To be clear, I’m not looking to solve any one particular problem. Rather, understanding the overhead of streams and events would allow me to make more informed decisions. The questions splits into a multiple parts:

  • Do I understand correctly that having one stream wait for another is best done by registering an event and synchronizing to that event?
  • Is there some cost associated with registering an event that would become notable if done a sufficient number of times?
  • Is there some cost associated with synchronizing to an event?
  • Is there some cost associated with creating an event? How about creating a lot of events that are “alive” at the same time?
  • Is there some cost associated with registering an event?
  • Is there some cost associated with having a lot of streams active at the same time?
  • Is there some gain to be expected by running a couple of uploads/downloads concurrently rather than in sequence?
  • Is there some gain to be expected by running a couple of kernels concurrently rather than in sequence?

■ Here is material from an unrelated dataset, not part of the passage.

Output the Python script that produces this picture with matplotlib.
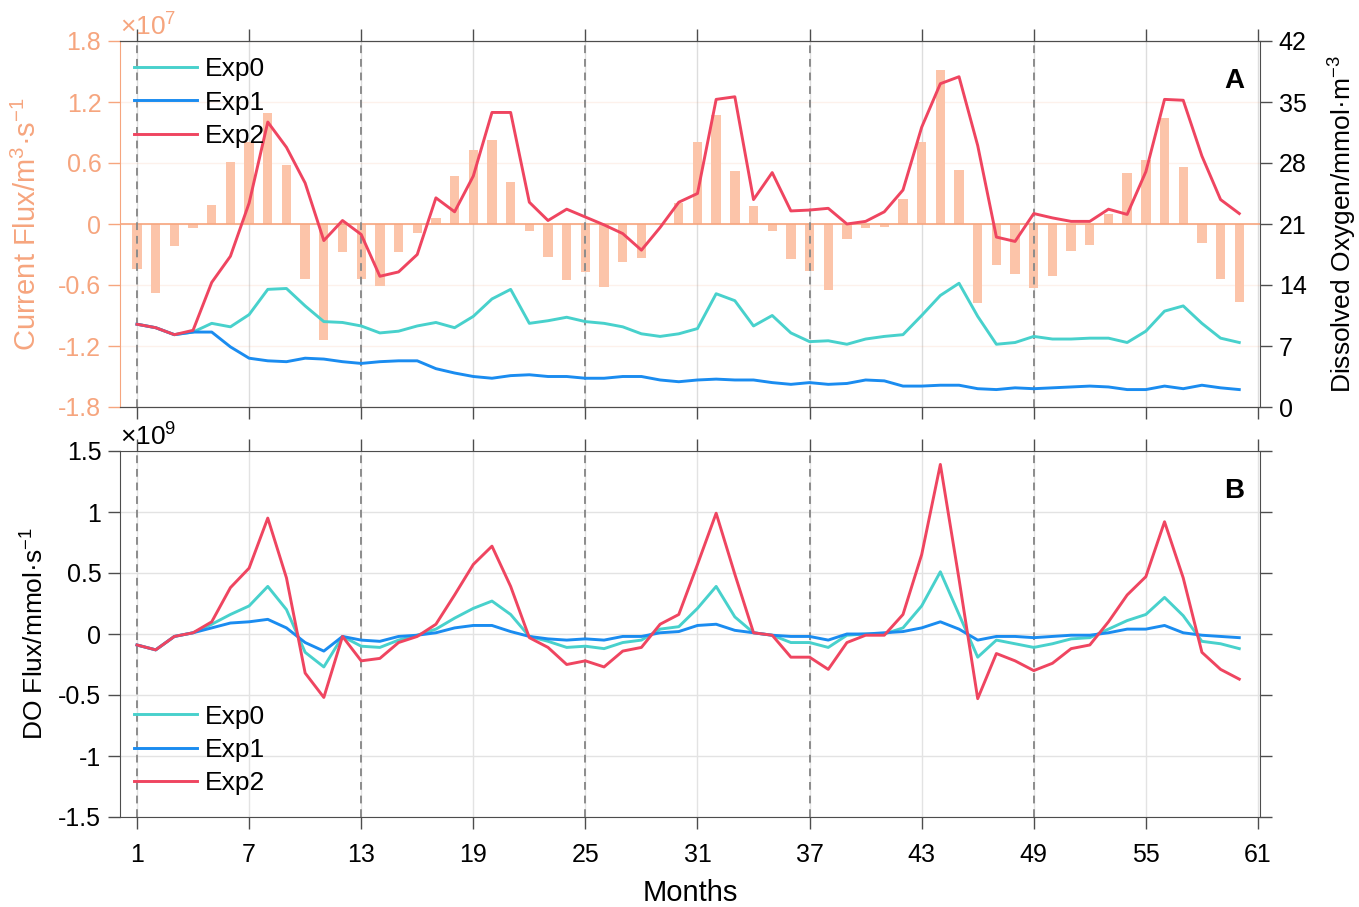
import matplotlib
matplotlib.use('Agg')
import matplotlib.pyplot as plt
import numpy as np

plt.rcParams['font.family'] = ['Liberation Sans', 'DejaVu Sans']
plt.rcParams['mathtext.fontset'] = 'custom'
plt.rcParams['mathtext.rm'] = 'Liberation Sans'
plt.rcParams['mathtext.it'] = 'Liberation Sans'
plt.rcParams['mathtext.default'] = 'regular'

# months 1..60
months = np.arange(1, 61)

# current flux (x1e7 m3/s)
cur_flux = [-0.44, -0.68, -0.22, -0.04, 0.19, 0.61, 0.81, 1.09, 0.58, -0.54,
            -1.14, -0.28, -0.54, -0.61, -0.28, -0.09, 0.06, 0.47, 0.73, 0.83,
            0.41, -0.07, -0.32, -0.55, -0.47, -0.62, -0.37, -0.33, 0.01, 0.21,
            0.81, 1.07, 0.52, 0.18, -0.07, -0.34, -0.46, -0.65, -0.15, -0.04,
            -0.03, 0.25, 0.81, 1.51, 0.53, -0.78, -0.40, -0.49, -0.63, -0.51,
            -0.27, -0.21, 0.10, 0.50, 0.63, 1.04, 0.56, -0.19, -0.54, -0.77]

# dissolved oxygen (mmol/m3)
exp0_do = [9.5, 9.1, 8.3, 8.6, 9.6, 9.2, 10.6, 13.5, 13.6, 11.6,
           9.8, 9.7, 9.3, 8.5, 8.7, 9.3, 9.7, 9.1, 10.4, 12.4,
           13.5, 9.6, 9.9, 10.3, 9.8, 9.6, 9.2, 8.4, 8.1, 8.4,
           9.0, 13.0, 12.2, 9.3, 10.5, 8.5, 7.5, 7.6, 7.2, 7.8,
           8.1, 8.3, 10.5, 12.8, 14.2, 10.4, 7.2, 7.4, 8.1, 7.8,
           7.8, 7.9, 7.9, 7.4, 8.7, 11.0, 11.6, 9.6, 7.9, 7.4]
exp1_do = [9.5, 9.1, 8.3, 8.6, 8.6, 6.9, 5.6, 5.3, 5.2, 5.6,
           5.5, 5.2, 5.0, 5.2, 5.3, 5.3, 4.4, 3.9, 3.5, 3.3,
           3.6, 3.7, 3.5, 3.5, 3.3, 3.3, 3.5, 3.5, 3.1, 2.9,
           3.1, 3.2, 3.1, 3.1, 2.8, 2.6, 2.8, 2.6, 2.7, 3.1,
           3.0, 2.4, 2.4, 2.5, 2.5, 2.1, 2.0, 2.2, 2.1, 2.2,
           2.3, 2.4, 2.3, 2.0, 2.0, 2.4, 2.1, 2.5, 2.2, 2.0]
exp2_do = [9.5, 9.1, 8.3, 8.8, 14.3, 17.3, 23.4, 32.7, 29.8, 25.7,
           19.1, 21.4, 19.8, 15.0, 15.5, 17.5, 24.0, 22.4, 26.5, 33.8,
           33.8, 23.5, 21.4, 22.7, 21.8, 20.9, 19.9, 18.0, 20.6, 23.5,
           24.5, 35.3, 35.6, 23.8, 26.9, 22.5, 22.6, 22.8, 21.0, 21.3,
           22.4, 24.9, 32.1, 37.1, 37.9, 30.0, 19.5, 19.0, 22.2, 21.7,
           21.3, 21.3, 22.7, 22.1, 27.0, 35.3, 35.2, 28.8, 23.8, 22.2]

# DO flux (x1e9 mmol/s)
exp0_flux = [-0.09, -0.13, -0.02, 0.01, 0.08, 0.16, 0.23, 0.39, 0.20, -0.15,
             -0.27, -0.02, -0.10, -0.11, -0.05, -0.01, 0.04, 0.13, 0.21, 0.27,
             0.16, -0.02, -0.06, -0.11, -0.10, -0.12, -0.07, -0.05, 0.04, 0.06,
             0.21, 0.39, 0.14, 0.01, -0.01, -0.07, -0.07, -0.11, -0.01, 0.0,
             0.0, 0.05, 0.23, 0.51, 0.16, -0.19, -0.05, -0.08, -0.11, -0.08,
             -0.04, -0.03, 0.04, 0.11, 0.16, 0.30, 0.15, -0.06, -0.08, -0.12]
exp1_flux = [-0.09, -0.13, -0.02, 0.01, 0.05, 0.09, 0.10, 0.12, 0.05, -0.07,
             -0.14, -0.02, -0.05, -0.06, -0.02, -0.01, 0.01, 0.05, 0.07, 0.07,
             0.02, -0.02, -0.04, -0.05, -0.04, -0.05, -0.02, -0.02, 0.01, 0.02,
             0.07, 0.08, 0.03, 0.01, -0.01, -0.02, -0.02, -0.05, 0.0, 0.0,
             0.01, 0.02, 0.05, 0.10, 0.04, -0.05, -0.02, -0.02, -0.03, -0.02,
             -0.01, -0.01, 0.01, 0.04, 0.04, 0.07, 0.01, -0.01, -0.02, -0.03]
exp2_flux = [-0.09, -0.13, -0.02, 0.01, 0.10, 0.38, 0.54, 0.95, 0.46, -0.32,
             -0.52, -0.02, -0.22, -0.20, -0.07, -0.02, 0.08, 0.32, 0.57, 0.72,
             0.39, -0.03, -0.11, -0.25, -0.22, -0.27, -0.14, -0.11, 0.08, 0.16,
             0.57, 0.99, 0.49, 0.01, -0.01, -0.19, -0.19, -0.29, -0.07, -0.01,
             -0.01, 0.16, 0.65, 1.39, 0.45, -0.53, -0.16, -0.22, -0.30, -0.24,
             -0.12, -0.09, 0.10, 0.32, 0.47, 0.92, 0.46, -0.15, -0.29, -0.37]

labels = ['Exp0', 'Exp1', 'Exp2']
xticks = [1, 7, 13, 19, 25, 31, 37, 43, 49, 55, 61]
year_marks = [1, 13, 25, 37, 49]

c0 = '#48D1CC'
c1 = '#1A8CF0'
c2 = '#EF4560'
salmon = '#F6A57E'
bar_col = '#FCC4A9'
spine_col = '#4D4D4D'
FS = 18      # tick labels
LFS = 19     # axis labels / legend

W, H = 1359, 907
fig = plt.figure(figsize=(W / 100, H / 100), dpi=100)
ax = fig.add_axes([120 / W, 1 - 407 / H, 1140 / W, 366 / H])
ax3 = fig.add_axes([120 / W, 1 - 817 / H, 1140 / W, 366 / H])
xlim = (0.09, 61.11)
leg_kw = dict(frameon=False, fontsize=LFS, handlelength=2.4, handletextpad=0.28,
              labelspacing=0.35, borderpad=0, borderaxespad=0)

# --- panel A ---
ax.bar(months, cur_flux, width=0.5, color=bar_col, zorder=2)
ax.axhline(0, color=salmon, lw=1.2, zorder=2)
ax.set_xlim(*xlim)
ax.set_ylim(-1.8, 1.8)
ax.set_yticks([-1.8, -1.2, -0.6, 0, 0.6, 1.2, 1.8])
ax.set_yticklabels(['-1.8', '-1.2', '-0.6', '0', '0.6', '1.2', '1.8'])
ax.set_xticks(xticks)
ax.grid(axis='y', color=salmon, alpha=0.15, lw=1)
ax.grid(axis='x', color='#dddddd', lw=1)
ax.set_axisbelow(True)
ax.tick_params(axis='x', direction='out', top=True, bottom=True, labelbottom=False,
               length=8.5, width=1, color=spine_col)
ax.tick_params(axis='y', direction='out', length=8.5, width=1, colors=salmon,
               labelsize=FS, pad=5)
ax.spines['left'].set_color(salmon)
ax.spines['right'].set_visible(False)
ax.spines['top'].set_color(spine_col)
ax.spines['bottom'].set_color(spine_col)
ax.set_ylabel('Current Flux/m$^{3}$·s$^{-1}$', color=salmon, fontsize=LFS + 2)
ax.yaxis.set_label_coords(-0.068, 0.5)
ax.text(0.0, 1.0, r'$\times10^{7}$', transform=ax.transAxes, color=salmon,
        fontsize=LFS, ha='left', va='bottom')

ax2 = ax.twinx()
for m in year_marks:
    ax2.axvline(m, color='#8c8c8c', ls=(0, (4, 3)), lw=1.4, zorder=1)
ax2.plot(months, exp0_do, color=c0, lw=2.1, label=labels[0], zorder=3)
ax2.plot(months, exp1_do, color=c1, lw=2.1, label=labels[1], zorder=3)
ax2.plot(months, exp2_do, color=c2, lw=2.1, label=labels[2], zorder=3)
ax2.set_xlim(*xlim)
ax2.set_ylim(0, 42)
ax2.set_yticks(np.arange(0, 43, 7))
ax2.tick_params(axis='y', direction='out', length=8.5, width=1, color=spine_col,
                labelsize=FS, pad=5)
ax2.spines['left'].set_visible(False)
ax2.spines['right'].set_color(spine_col)
ax2.spines['top'].set_color(spine_col)
ax2.spines['bottom'].set_color(spine_col)
ax2.set_ylabel('Dissolved Oxygen/mmol·m$^{-3}$', fontsize=LFS)
ax2.yaxis.set_label_coords(1.059, 0.5)
ax2.legend(loc='upper left', bbox_to_anchor=(0.012, 0.955), **leg_kw)
ax2.text(0.986, 0.925, 'A', transform=ax2.transAxes, fontsize=LFS + 1,
         fontweight='bold', ha='right', va='top')

# --- panel B ---
for m in year_marks:
    ax3.axvline(m, color='#8c8c8c', ls=(0, (4, 3)), lw=1.4, zorder=1)
ax3.plot(months, exp0_flux, color=c0, lw=2.1, label=labels[0], zorder=3)
ax3.plot(months, exp1_flux, color=c1, lw=2.1, label=labels[1], zorder=3)
ax3.plot(months, exp2_flux, color=c2, lw=2.1, label=labels[2], zorder=3)
ax3.set_xlim(*xlim)
ax3.set_ylim(-1.5, 1.5)
ax3.set_yticks([-1.5, -1, -0.5, 0, 0.5, 1, 1.5])
ax3.set_yticklabels(['-1.5', '-1', '-0.5', '0', '0.5', '1', '1.5'])
ax3.set_xticks(xticks)
ax3.grid(color='#e3e3e3', lw=1)
ax3.set_axisbelow(True)
ax3.tick_params(direction='out', top=True, right=True, length=8.5, width=1,
                color=spine_col, labelsize=FS, pad=5)
ax3.tick_params(axis='x', pad=10)
for s in ax3.spines.values():
    s.set_color(spine_col)
ax3.set_ylabel('DO Flux/mmol·s$^{-1}$', fontsize=LFS)
ax3.yaxis.set_label_coords(-0.063, 0.5)
ax3.set_xlabel('Months', fontsize=LFS + 2, labelpad=9)
ax3.text(0.0, 1.0, r'$\times10^{9}$', transform=ax3.transAxes,
         fontsize=LFS, ha='left', va='bottom')
ax3.legend(loc='lower left', bbox_to_anchor=(0.012, 0.06), **leg_kw)
ax3.text(0.986, 0.925, 'B', transform=ax3.transAxes, fontsize=LFS + 1,
         fontweight='bold', ha='right', va='top')

fig.savefig('out.png', dpi=100)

And whenever there is a cost/gain, how large is it and at what number does it “kick in” or become irrelevant. I know these are a lot of questions and there are probably more to be asked. So pointing towards a place to read up on those things will be fine, if there is one.


Not in my experience. For many GPUs which have at most a single copy engine per direction, only one transfer can be outstanding per direction at any given moment.

For some kernels, yes, for other kernels, no. Generally, if a kernel is large enough to “fill up” a GPU, then there is usually little or no benefit to attempting to run concurrent kernels. The exception to this would be the “tail effect” which you can google, but even this doesn’t usually account for more than a few percentage points of performance, in my experience.